Online Art Series on Gold, Political Resistance Streaming to the Qualcomm Institute’s gallery@calit2

This fall, join the Qualcomm Institute’s gallery@calit2 for a special, online-only exhibition from New York-based visual artist Jen Liu. “Gold Loop (Triad)” is a reflection on e-waste, political resistance and disappearances, presented in three parts. The first installment streams live on October 15 at 5 p.m., followed by two pieces released November 5 and 26.

Artist’s statement:

Image still from Gold Loop (Triad)

“In Gold Loop (Triad), 2020, the industrial process of e-waste recovery of gold is used to reconsider concepts of economic liquidity and circularity. The video, shot in both Shanghai and Birmingham, UK, looks at e-waste’s material flow of nitric, hydrochloric, and cyanide acids, as a shadow circulatory system underlying the myth of circular economic design, seeping into the environment and the bodies of the workers—and passing on to following generations in the form of genetic mutations.

“These acids dissolve plastic and base metals, so that gold may be extracted. Meanwhile, in the same regions, Chinese labor activists are ‘disappeared.’ These are parallel disappearances without clear causality. Gold Loop (Triad) proposes a poetic-speculative connection based on collective disappearance, an historic anti-colonial method of political resistance: dissolution in the form of mass departure. 

“Can disappearing be the solution to disappearing? Can recycling alleviate toxicity by creating toxicity? The biopolitical loop closes, and tightens.”

Liu works in video, choreographic performance, biomaterial and painting to explore topics of national identity, gendered economies, neoliberal industrial labor and the re-motivating of archival artifacts. Problem-solving methods are applied to complex social issues, then permitted to progress to their logical conclusions, create speculative narratives seemingly beyond reason—but these narratives are composed almost entirely of everyday administrative documents, industrial catalogs, and firsthand accounts of workers, the real world’s minor texts.

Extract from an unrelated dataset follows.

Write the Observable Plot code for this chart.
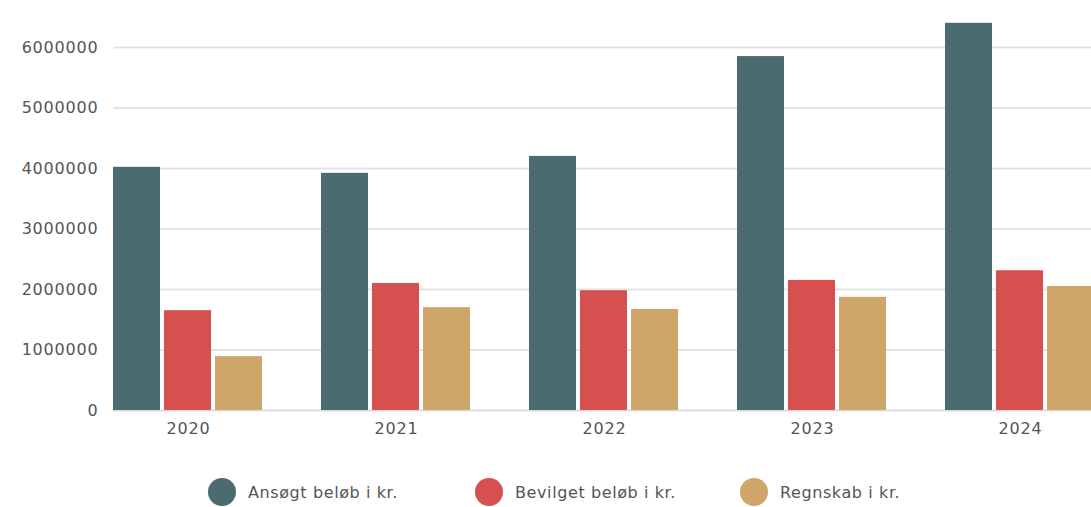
<!DOCTYPE html>
<html>
<head>
<meta charset="utf-8">
<script src="https://cdn.jsdelivr.net/npm/d3@7"></script>
<script src="https://cdn.jsdelivr.net/npm/@observablehq/plot@0.6"></script>
<style>
  html, body { margin: 0; padding: 0; background: #fff; }
  #chart { width: 1091px; height: 507px; position: relative; overflow: hidden; }
  .legend { position: absolute; left: 0; top: 477px; width: 1091px; height: 30px; font-family: "DejaVu Sans", sans-serif; font-size: 16px; letter-spacing: 0.6px; color: #555; }
  .legend .item { position: absolute; top: 0; display: flex; align-items: center; height: 30px; }
  .legend .dot { width: 28px; height: 28px; border-radius: 50%; margin-right: 12px; }
</style>
</head>
<body>
<div id="chart"></div>
<script>
const years = ["2020", "2021", "2022", "2023", "2024"];
const seriesNames = ["Ansøgt beløb i kr.", "Bevilget beløb i kr.", "Regnskab i kr."];
const ansoegt = [4020000, 3920000, 4200000, 5850000, 6400000];
const bevilget = [1650000, 2100000, 1980000, 2150000, 2310000];
const regnskab = [890000, 1700000, 1670000, 1870000, 2050000];
const colors = ["#4a6b6f", "#d65050", "#cfa66a"];
const yTicks = [0, 1000000, 2000000, 3000000, 4000000, 5000000, 6000000];

const seriesValues = [ansoegt, bevilget, regnskab];
const data = [];
years.forEach((y, i) => {
  seriesNames.forEach((s, j) => data.push({year: y, series: s, value: seriesValues[j][i]}));
});
const gridData = [];
years.forEach(y => yTicks.forEach(t => gridData.push({year: y, tick: t})));
const firstGrid = gridData.filter(d => d.year === years[0]);
const restGrid = gridData.filter(d => d.year !== years[0]);

const font = "DejaVu Sans, sans-serif";
const gridStyle = d => d.tick === 0 ? "#dcdcdc" : "#e4e4e4";
const chart = Plot.plot({
  width: 1091,
  height: 460,
  marginLeft: 112,
  marginRight: -4,
  marginTop: 10.7,
  marginBottom: 50,
  style: {fontFamily: font, fontSize: "16px", color: "#555", background: "#fff"},
  fx: {domain: years, paddingInner: 0.28, paddingOuter: 0, label: null, tickSize: 0, tickPadding: 12},
  x: {domain: seriesNames, paddingInner: 0.07, paddingOuter: 0, axis: null},
  y: {domain: [0, 6600000], ticks: yTicks, tickFormat: d3.format("d"), tickSize: 0, tickPadding: 15, label: null, grid: false},
  color: {domain: seriesNames, range: colors},
  marks: [
    Plot.ruleY(firstGrid, {fx: "year", y: "tick", stroke: gridStyle, strokeWidth: 2, insetRight: -29}),
    Plot.ruleY(restGrid, {fx: "year", y: "tick", stroke: gridStyle, strokeWidth: 2, insetLeft: -29, insetRight: -29}),
    Plot.barY(data, {fx: "year", x: "series", y: "value", fill: "series"})
  ]
});
const root = document.getElementById("chart");
root.appendChild(chart);
chart.querySelectorAll("text").forEach(t => t.setAttribute("letter-spacing", "0.8"));

const legend = document.createElement("div");
legend.className = "legend";
const lefts = [208, 475, 740];
seriesNames.forEach((s, i) => {
  const item = document.createElement("div");
  item.className = "item";
  item.style.left = lefts[i] + "px";
  const dot = document.createElement("div");
  dot.className = "dot";
  dot.style.background = colors[i];
  const label = document.createElement("span");
  label.textContent = s;
  item.appendChild(dot);
  item.appendChild(label);
  legend.appendChild(item);
});
root.appendChild(legend);
</script>
</body>
</html>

Liu will join Associate Professor Ricardo Dominguez of the UC San Diego Visual Arts Department and Sumeyye Yar, Molecular Biologist and Science Educator, Cold Spring Harbor Laboratory DNA Learning Center, for a live discussion and audience Q&A after the premiere. Audience members can register to participate in the Q&A discussion here.

“Gold Loop (Triad)” will run from October 15 through November 26, 2020.